Diagnóstico em tempo real dentro da sala de cirurgia

Durante o procedimento, o cirurgião encosta a ponta da caneta no tecido suspeito. O aparelho libera uma gota minúscula de água estéril que entra em contato com a superfície e absorve suas moléculas. Em seguida, essa gota é encaminhada para o espectrômetro, uma máquina capaz de analisar a composição química da amostra. O resultado aparece instantaneamente, mostrando se o tecido é tumoral ou não.

A inovação promete resolver um dos maiores desafios das cirurgias oncológicas: delimitar com precisão os limites do tumor. Hoje, esse processo depende do chamado exame de congelação, que leva de 20 minutos a 1h30 para ficar pronto e exige que o paciente permaneça anestesiado enquanto a equipe aguarda o laudo do patologista.

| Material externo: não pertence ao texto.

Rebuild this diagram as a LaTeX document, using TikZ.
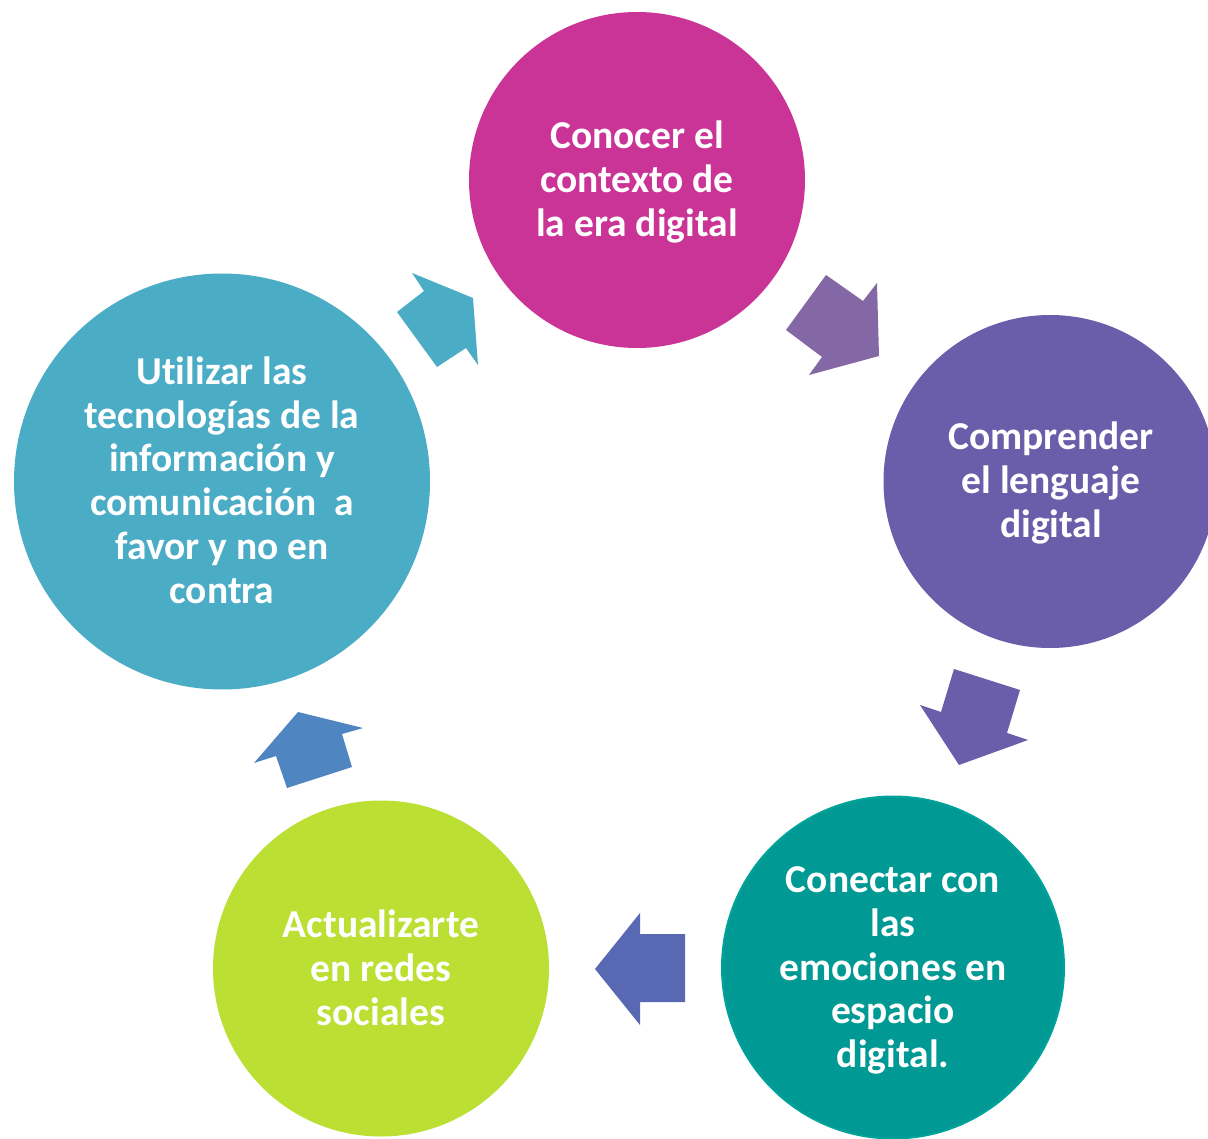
\documentclass[tikz,border=0pt]{standalone}
\usepackage{fontspec}
\setmainfont{Carlito}[Ligatures={NoCommon}]
\definecolor{cmag}{HTML}{C93496}
\definecolor{cpur}{HTML}{6A5EAA}
\definecolor{cteal}{HTML}{009994}
\definecolor{ctealedge}{HTML}{00A39A}
\definecolor{clime}{HTML}{BBE033}
\definecolor{ccyan}{HTML}{4BACC6}
\definecolor{carA}{HTML}{8467A5}
\definecolor{carB}{HTML}{6A5EAA}
\definecolor{carC}{HTML}{5868B2}
\definecolor{carD}{HTML}{4F86C1}
\definecolor{carE}{HTML}{4BACC6}
\tikzset{
  bubble/.style={circle, inner sep=0pt, text=white, align=center,
    font=\fontsize{39.5}{43.8}\selectfont\bfseries},
  bubbletext/.style={inner sep=0pt, text=white, align=center,
    font=\fontsize{39.5}{43.8}\selectfont\bfseries}
}
\begin{document}
\begin{tikzpicture}[x=1pt,y=-1pt]
\useasboundingbox (0,0) rectangle (1208,1139);
\fill[white] (0,0) rectangle (1208,1139);
% circles
\node[bubble, fill=cmag, minimum size=336pt] (c1) at (637,180) {};
\node[bubble, fill=cpur, minimum size=333pt] (c2) at (1050,481.5) {};
\node[bubble, fill=cteal, draw=ctealedge, line width=2pt, minimum size=342pt] (c3) at (893,967.5) {};
\node[bubble, fill=clime, minimum size=336pt] (c4) at (381,968.5) {};
\node[bubble, fill=ccyan, minimum size=416pt] (c5) at (222,481.5) {};
% texts
\node[bubbletext] (t1) at (637,182) {Conocer el\\contexto de\\la era digital};
\node[bubbletext] (t2) at (1051,483) {Comprender\\el lenguaje\\digital};
\node[bubbletext] (t3) at (893,970.5) {Conectar con\\las\\emociones en\\espacio\\digital.};
\node[bubbletext] (t4) at (381,968) {Actualizarte\\en redes\\sociales};
\node[bubbletext] (t5) at (222,480) {Utilizar las\\tecnologías de la\\información y\\comunicación\ \ a\\favor y no en\\contra};
% block arrows
\fill[carA] (826,275) -- (863,301) -- (877,283) -- (879,356) -- (809,375) -- (822,357) -- (786,330) -- cycle;
\fill[carB] (954,669) -- (1020,690) -- (1007,733) -- (1028,740) -- (959,765) -- (920,705) -- (941,712) -- cycle;
\fill[carC] (685,934) -- (685,1002) -- (640,1002) -- (640,1025) -- (595,969) -- (640,913) -- (640,934) -- cycle;
\fill[carD] (254,763) -- (298,712) -- (363,728) -- (342,734) -- (352,767) -- (287,788) -- (276,756) -- cycle;
\fill[carE] (412,273) -- (473,298) -- (478,365) -- (466,348) -- (437,367) -- (397,312) -- (424,291) -- cycle;
\end{tikzpicture}
\end{document}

Com a nova tecnologia, a análise é imediata, evitando a necessidade de múltiplas intervenções e reduzindo os riscos de complicações. No caso de tumores de pulmão, por exemplo, isso pode significar a diferença entre preservar a função respiratória ou precisar retirar mais tecido do que o necessário.

Estudo pioneiro no Brasil

O Einstein iniciou um estudo clínico que acompanhará 60 pacientes com câncer de pulmão e de tireoide ao longo de 24 meses. Esses tipos de tumor foram escolhidos pela facilidade de acesso cirúrgico e pela maturidade dos algoritmos usados na detecção.

A caneta já foi testada em mais de 100 cirurgias nos EUA, com acurácia superior a 92%, segundo pesquisa publicada na “JAMA Surgery” em 2023. O objetivo agora é comparar os resultados com os exames anatomopatológicos para medir sua precisão e sensibilidade.

As próximas fases devem incluir análises em tumores de mama, fígado e ovário, que já demonstraram resultados promissores em testes laboratoriais.

Do diagnóstico à personalização do tratamento

Os pesquisadores brasileiros também querem descobrir se o dispositivo pode ir além da simples detecção do câncer. Há a expectativa de que a MasSpec Pen consiga identificar a “temperatura imunológica” do tumor — ou seja, se ele é um tipo “quente”, com presença de células de defesa, ou “frio”, quando o sistema imune não reconhece a doença.

Essa informação, geralmente obtida apenas dias após a cirurgia, é fundamental para orientar terapias modernas, como a imunoterapia. Se a caneta conseguir realizar essa leitura em tempo real, os médicos poderão planejar o tratamento logo após a operação, acelerando decisões e tornando o processo mais personalizado.

A tecnologia por trás da inovação

O segredo da caneta está na parceria com a Thermo Fisher Scientific, que fornece o espectrômetro de massas Orbitrap 240, um equipamento de alta precisão que interpreta o conteúdo químico das amostras coletadas.

Ao entrar na máquina, as moléculas extraídas são separadas conforme massa e carga elétrica, o que gera uma assinatura molecular. Um software de inteligência artificial então compara esses dados a um banco de padrões de diferentes tipos de tumores, permitindo uma leitura quase imediata.

Ciência brasileira

Nascida em Campinas (SP) e formada em Química pela Unicamp, Lívia Eberlin construiu carreira internacional em instituições como Purdue University e Stanford. Hoje, além de sua atuação acadêmica, ela lidera a MS Pen Technologies, startup responsável pelo desenvolvimento comercial do equipamento.

O próximo passo é a aprovação regulatória pela FDA, nos Estados Unidos, e, posteriormente, pela Anvisa no Brasil. Para Eberlin, o estudo conduzido no Einstein é uma forma de mostrar que a ciência brasileira tem alcance global e pode gerar impacto direto na vida dos pacientes.